Quel est le bilan du BIC ?
La question c'est pourquoi les autres n'en font pas ! On a ouvert la porte. On ouvre tout le temps la porte. On a ouvert les vins de cépages, on nous a pris pour des cowboys américains avec Robert Skalli : il a fallu chercher les consommateurs chez eux. Je veux bien qu'on critique Pays d'Oc, mais il faut prendre la mesure de notre développement, tous les autres ont régressé. Quelle autre région a fait autant efforts que Pays d'Oc ? Aucune, nous sommes les enfants de la restructuration du vignoble. Jusque-là, les metteurs en marché jouaient le jeu de la valorisation, depuis quelques années, quelques négociants, peu nombreux, sont arrivés comme des chiens au milieu d'un jeu de quilles et nous font mal, très mal. Ils disent aux gens en détresse que si on leur fait un petit prix en Pays d'Oc ils le prennent tout de suite.

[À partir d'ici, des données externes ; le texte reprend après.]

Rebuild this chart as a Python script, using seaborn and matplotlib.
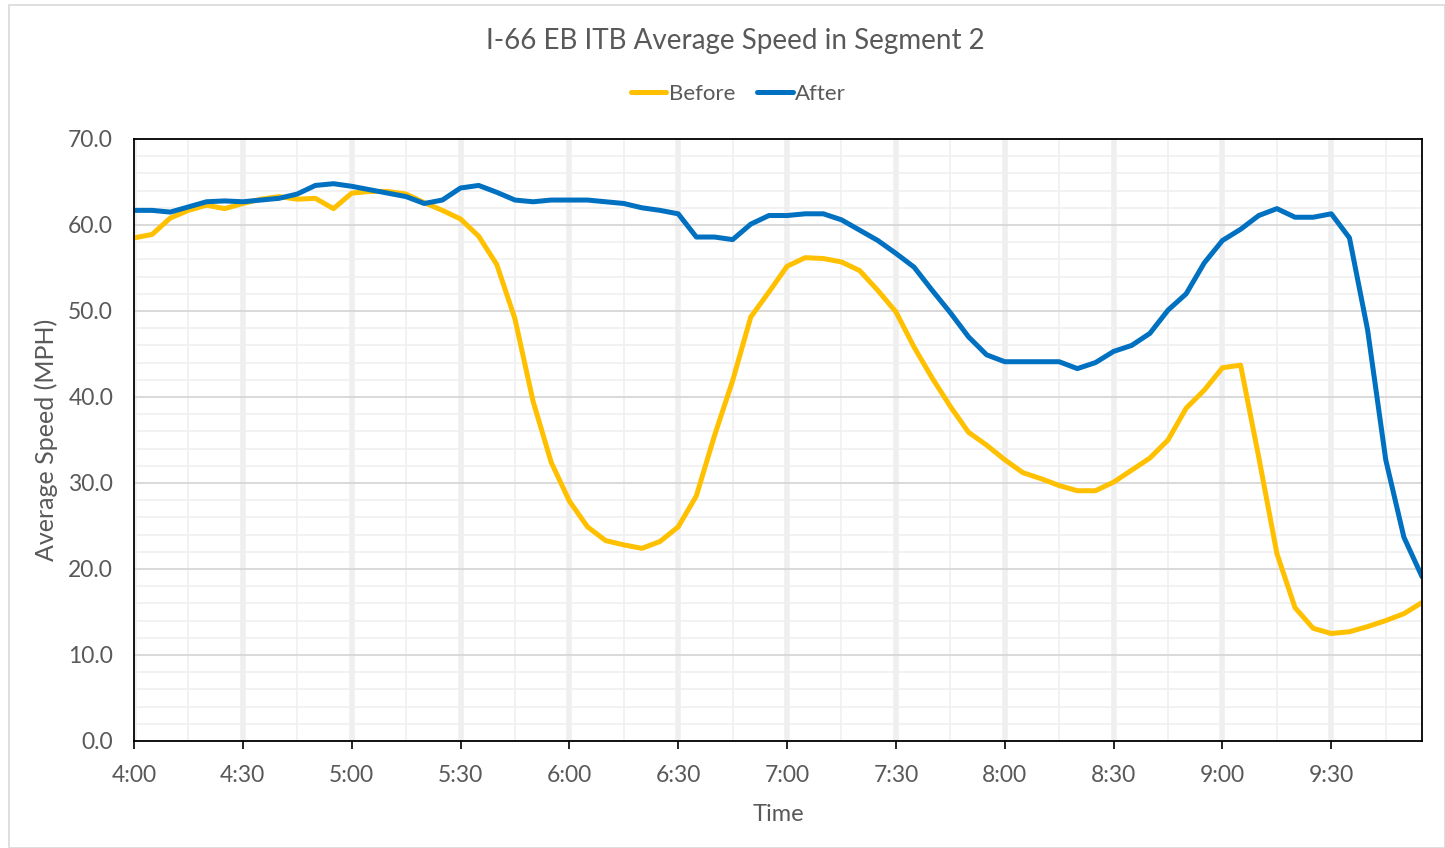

On entend parler de contrats officiels avec des cours corrects, mais des factures tombant derrière sur des frais de filtration pour réviser à la baisse les prix?
C'est dégueulasse. Ces gens-là sont des prédateurs, ils ne rendent pas service à leurs pairs qui sont des metteurs en marché sérieux qui construisent Pays d'Oc. Ces prédateurs foutent en l'air l'honorabilité des metteurs en marché vertueux, heureusement qu'il en reste. Mais il faut aussi parler des contraintes que la France s'impose : tous les jours on se tire une balle dans le pied avec la loi Evin, les retraits de phytos sans solution? Et la possibilité d'importation européenne de vins à très bas prix n'ayant pas les mêmes contraintes. Mais d'abord, que l'on m'explique comment l'Espagne peut produire du vin à 42 ?/hl ?
Ce sont des revendications et slogans que l'on entendait à Béziers lors de la manifestation du 15 novembre.
J'y étais, ce sont les constats partagés avec le syndicalisme. Mais ils veulent traiter rapidement les effets de la crise, j'appelle à se pencher sur leurs causes.